In many ways, the increasing prevalence and subsequent identity theft damages associated with security incidents is counterintuitive, as the solutions and support that are now available to all types of technology users are often plenty to stave off an attack. However, decision-makers remain relatively lethargic in their security policy overhauls, leading to poor performances in identity and access management that yield higher volumes of fraudulent activity.
Breach statistics in focus
The Identity Theft Resource Center keeps a running tally of all data breaches that have struck the United States and keeps the form updated throughout the year, while the figures clearly indicate that the cybercrime battle is being lost by victimized consumers and businesses. Compared to last year, the private and public sectors in America are on pace to have a much more damaging and concerning experience with data breach incidents in 2014.
According to the organization, the banking and financial service sector has been victimized by roughly 13 breaches, accounting for just under 100,000 exposed records. Although all eyes have appeared to be on banks, especially with certain surveys finding that the average consumer is looking to their financial service provider for protection against all types of fraud, the industry has performed relatively well thus far.

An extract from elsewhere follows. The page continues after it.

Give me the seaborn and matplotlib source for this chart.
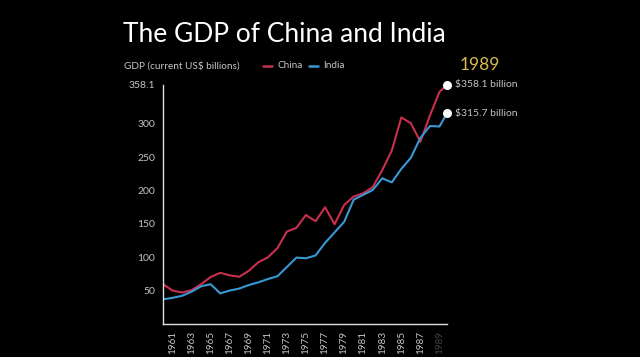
import matplotlib
matplotlib.use("Agg")
import matplotlib.pyplot as plt
import seaborn as sns
import pandas as pd

years = [1960, 1961, 1962, 1963, 1964, 1965, 1966, 1967, 1968, 1969,
         1970, 1971, 1972, 1973, 1974, 1975, 1976, 1977, 1978, 1979,
         1980, 1981, 1982, 1983, 1984, 1985, 1986, 1987, 1988, 1989, 1989.79]
china = [59.7, 50.1, 47.2, 50.7, 59.7, 70.4, 76.7, 72.9, 70.8, 79.7,
         92.6, 99.8, 113.7, 138.5, 144.2, 163.4, 153.9, 174.9, 149.5, 178.3,
         191.1, 195.9, 205.1, 230.7, 259.9, 309.5, 300.8, 273.0, 312.4, 347.8, 358.1]
india = [37.0, 39.2, 42.2, 48.4, 56.5, 59.6, 45.9, 50.1, 53.1, 58.4,
         62.4, 67.4, 71.5, 85.5, 99.5, 98.5, 102.7, 121.5, 137.3, 153.0,
         186.3, 193.5, 200.7, 218.3, 212.2, 232.5, 249.0, 279.0, 296.6, 296.0, 315.7]
series = ["China", "India"]
tick_years = list(range(1961, 1990, 2))
y_ticks = [50, 100, 150, 200, 250, 300, 358.1]
y_tick_labels = ["50", "100", "150", "200", "250", "300", "358.1"]
title = "The GDP of China and India"
subtitle = "GDP (current US$ billions)"
year_label = "1989"

df = pd.DataFrame({
    "year": years * 2,
    "gdp": china + india,
    "country": ["China"] * len(years) + ["India"] * len(years),
})

RED = "#c9304e"
BLUE = "#3a98d4"
TXT = "#c4c4c4"
FONT = ["Lato", "DejaVu Sans"]

sns.set_theme(style="dark")
plt.rcParams["font.family"] = FONT

fig = plt.figure(figsize=(6.4, 3.57), dpi=100, facecolor="black")
ax = fig.add_axes([163 / 640, (357 - 324) / 357, (447 - 163) / 640, (324 - 85) / 357])
ax.set_facecolor("black")

sns.lineplot(data=df, x="year", y="gdp", hue="country", hue_order=series,
             palette={"China": RED, "India": BLUE}, linewidth=1.5,
             legend=False, ax=ax)

ax.set_xlim(1960, 1989.79)
ax.set_ylim(0, 358.1)
ax.grid(False)
ax.set_xlabel("")
ax.set_ylabel("")

for s in ["top", "right"]:
    ax.spines[s].set_visible(False)
for s in ["left", "bottom"]:
    ax.spines[s].set_visible(True)
    ax.spines[s].set_color("#e0e0e0")
    ax.spines[s].set_linewidth(1.0)

ax.set_yticks(y_ticks)
ax.set_yticklabels(y_tick_labels)
ax.set_xticks(tick_years)
ax.set_xticklabels([str(y) for y in tick_years], rotation=90)
ax.tick_params(axis="both", colors="#e0e0e0", labelcolor=TXT, labelsize=7.5,
               length=3.5, width=0.8, direction="out", pad=2)
ax.tick_params(axis="x", labelsize=7.2, pad=1.5)
for lbl in ax.get_xticklabels():
    if lbl.get_text() == "1989":
        lbl.set_color("#444444")

# end points
ax.scatter([years[-1], years[-1]], [china[-1], india[-1]], s=30, color="white",
           zorder=5, clip_on=False)
ax.annotate(f"${china[-1]:.1f} billion", (years[-1], china[-1]), xytext=(6, 0),
            textcoords="offset points", va="center", ha="left", color=TXT,
            fontsize=7.5, annotation_clip=False)
ax.annotate(f"${india[-1]:.1f} billion", (years[-1], india[-1]), xytext=(6, 0),
            textcoords="offset points", va="center", ha="left", color=TXT,
            fontsize=7.5, annotation_clip=False)

# titles
fig.text(123 / 640, 1 - 34 / 357, title, color="white", fontsize=19,
         fontweight="normal", va="center", ha="left")
fig.text(124 / 640, 1 - 66 / 357, subtitle, color=TXT, fontsize=7.2,
         va="center", ha="left")
fig.text(460 / 640, 1 - 65 / 357, year_label, color="#d9bb4e", fontsize=12.5,
         va="center", ha="left")

# legend
fig.lines.append(plt.Line2D([263 / 640, 272 / 640], [1 - 66 / 357] * 2,
                            color=RED, lw=1.8, transform=fig.transFigure))
fig.text(277 / 640, 1 - 66 / 357, "China", color=TXT, fontsize=7.2, va="center")
fig.lines.append(plt.Line2D([309 / 640, 318 / 640], [1 - 66 / 357] * 2,
                            color=BLUE, lw=1.8, transform=fig.transFigure))
fig.text(323 / 640, 1 - 66 / 357, "India", color=TXT, fontsize=7.2, va="center")

fig.savefig("out.png", dpi=100, facecolor="black")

On the other hand, the ITRC has recorded 128 breaches in the business sector, many of which involved retailers and restaurants being breached, which accounts for 33.4 percent of the total frequency of incidents in the nation. Additionally, the business industry has been responsible for more than 6.3 million exposed records, or roughly 58 percent of all files compromised by these incidents.
The real area for improvement appears to be health care, which has been in the news with some frequency of late because of so many breaches. There have already been 175 incidents in this industry, making it the poorest performer in the United States, as the ITRC stated that medical organizations account for more than 45 percent of the total number of incidents.
All in all, the organization has tracked 383 breaches through the first six months of 2014, as well as more than 10.9 million exposed sensitive records.
What can be done?
The health care and retail sectors appear to be the most responsible in terms of data breach frequency, subsequent identity theft and other negative aspects of cybercrime. By simply becoming a bit more proactive and comprehensive in security deployments, such as making the switch to advanced multi-factor authentication tools, the tables can be turned in the war on cybercrime.